## Dataset section

· · · · · · ·

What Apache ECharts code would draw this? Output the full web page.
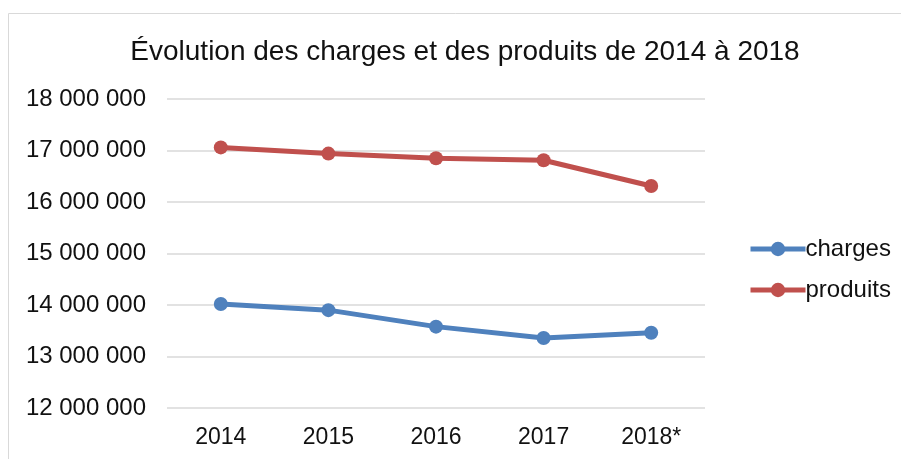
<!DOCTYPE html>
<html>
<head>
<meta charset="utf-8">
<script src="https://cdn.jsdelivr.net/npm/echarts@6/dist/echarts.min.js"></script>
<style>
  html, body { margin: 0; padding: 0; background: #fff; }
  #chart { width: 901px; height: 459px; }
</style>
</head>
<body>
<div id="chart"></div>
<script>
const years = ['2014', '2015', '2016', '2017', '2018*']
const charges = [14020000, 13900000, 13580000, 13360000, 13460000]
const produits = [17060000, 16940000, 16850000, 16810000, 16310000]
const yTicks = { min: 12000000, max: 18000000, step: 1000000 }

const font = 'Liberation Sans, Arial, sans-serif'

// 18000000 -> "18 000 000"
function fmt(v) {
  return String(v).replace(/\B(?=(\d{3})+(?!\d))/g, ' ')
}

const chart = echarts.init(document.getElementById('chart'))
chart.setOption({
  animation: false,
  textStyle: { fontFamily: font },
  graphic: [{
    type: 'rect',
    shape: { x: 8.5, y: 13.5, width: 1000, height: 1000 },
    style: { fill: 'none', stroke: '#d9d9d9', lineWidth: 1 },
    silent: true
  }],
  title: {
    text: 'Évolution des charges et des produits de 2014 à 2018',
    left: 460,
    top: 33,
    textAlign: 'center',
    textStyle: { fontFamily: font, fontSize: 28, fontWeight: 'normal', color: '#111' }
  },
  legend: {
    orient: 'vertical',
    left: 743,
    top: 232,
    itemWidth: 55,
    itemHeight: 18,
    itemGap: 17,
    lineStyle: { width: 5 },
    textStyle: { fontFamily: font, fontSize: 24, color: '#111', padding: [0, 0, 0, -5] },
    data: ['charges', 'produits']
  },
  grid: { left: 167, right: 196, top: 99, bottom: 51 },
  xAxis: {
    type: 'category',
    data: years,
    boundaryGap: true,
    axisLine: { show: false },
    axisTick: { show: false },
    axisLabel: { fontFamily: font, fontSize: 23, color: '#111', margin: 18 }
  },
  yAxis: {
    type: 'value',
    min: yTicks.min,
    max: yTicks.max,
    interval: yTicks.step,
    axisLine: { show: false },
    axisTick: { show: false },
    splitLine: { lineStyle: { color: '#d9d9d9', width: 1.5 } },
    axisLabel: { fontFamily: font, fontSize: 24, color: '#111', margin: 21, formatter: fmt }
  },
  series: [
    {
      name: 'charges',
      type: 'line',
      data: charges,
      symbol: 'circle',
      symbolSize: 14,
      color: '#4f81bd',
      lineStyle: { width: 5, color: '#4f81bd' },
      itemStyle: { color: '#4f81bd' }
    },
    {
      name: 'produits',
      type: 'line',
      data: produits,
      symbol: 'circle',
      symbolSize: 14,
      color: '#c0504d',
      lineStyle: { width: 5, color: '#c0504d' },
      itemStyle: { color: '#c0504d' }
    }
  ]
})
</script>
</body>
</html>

· · · · · · ·

## The exercise
Make an exact copy of the data above, pictures excluded.

## Answer in full
What Apache ECharts code would draw this? Output the full web page.
<!DOCTYPE html>
<html>
<head>
<meta charset="utf-8">
<script src="https://cdn.jsdelivr.net/npm/echarts@6/dist/echarts.min.js"></script>
<style>
  html, body { margin: 0; padding: 0; background: #fff; }
  #chart { width: 901px; height: 459px; }
</style>
</head>
<body>
<div id="chart"></div>
<script>
const years = ['2014', '2015', '2016', '2017', '2018*']
const charges = [14020000, 13900000, 13580000, 13360000, 13460000]
const produits = [17060000, 16940000, 16850000, 16810000, 16310000]
const yTicks = { min: 12000000, max: 18000000, step: 1000000 }

const font = 'Liberation Sans, Arial, sans-serif'

// 18000000 -> "18 000 000"
function fmt(v) {
  return String(v).replace(/\B(?=(\d{3})+(?!\d))/g, ' ')
}

const chart = echarts.init(document.getElementById('chart'))
chart.setOption({
  animation: false,
  textStyle: { fontFamily: font },
  graphic: [{
    type: 'rect',
    shape: { x: 8.5, y: 13.5, width: 1000, height: 1000 },
    style: { fill: 'none', stroke: '#d9d9d9', lineWidth: 1 },
    silent: true
  }],
  title: {
    text: 'Évolution des charges et des produits de 2014 à 2018',
    left: 460,
    top: 33,
    textAlign: 'center',
    textStyle: { fontFamily: font, fontSize: 28, fontWeight: 'normal', color: '#111' }
  },
  legend: {
    orient: 'vertical',
    left: 743,
    top: 232,
    itemWidth: 55,
    itemHeight: 18,
    itemGap: 17,
    lineStyle: { width: 5 },
    textStyle: { fontFamily: font, fontSize: 24, color: '#111', padding: [0, 0, 0, -5] },
    data: ['charges', 'produits']
  },
  grid: { left: 167, right: 196, top: 99, bottom: 51 },
  xAxis: {
    type: 'category',
    data: years,
    boundaryGap: true,
    axisLine: { show: false },
    axisTick: { show: false },
    axisLabel: { fontFamily: font, fontSize: 23, color: '#111', margin: 18 }
  },
  yAxis: {
    type: 'value',
    min: yTicks.min,
    max: yTicks.max,
    interval: yTicks.step,
    axisLine: { show: false },
    axisTick: { show: false },
    splitLine: { lineStyle: { color: '#d9d9d9', width: 1.5 } },
    axisLabel: { fontFamily: font, fontSize: 24, color: '#111', margin: 21, formatter: fmt }
  },
  series: [
    {
      name: 'charges',
      type: 'line',
      data: charges,
      symbol: 'circle',
      symbolSize: 14,
      color: '#4f81bd',
      lineStyle: { width: 5, color: '#4f81bd' },
      itemStyle: { color: '#4f81bd' }
    },
    {
      name: 'produits',
      type: 'line',
      data: produits,
      symbol: 'circle',
      symbolSize: 14,
      color: '#c0504d',
      lineStyle: { width: 5, color: '#c0504d' },
      itemStyle: { color: '#c0504d' }
    }
  ]
})
</script>
</body>
</html>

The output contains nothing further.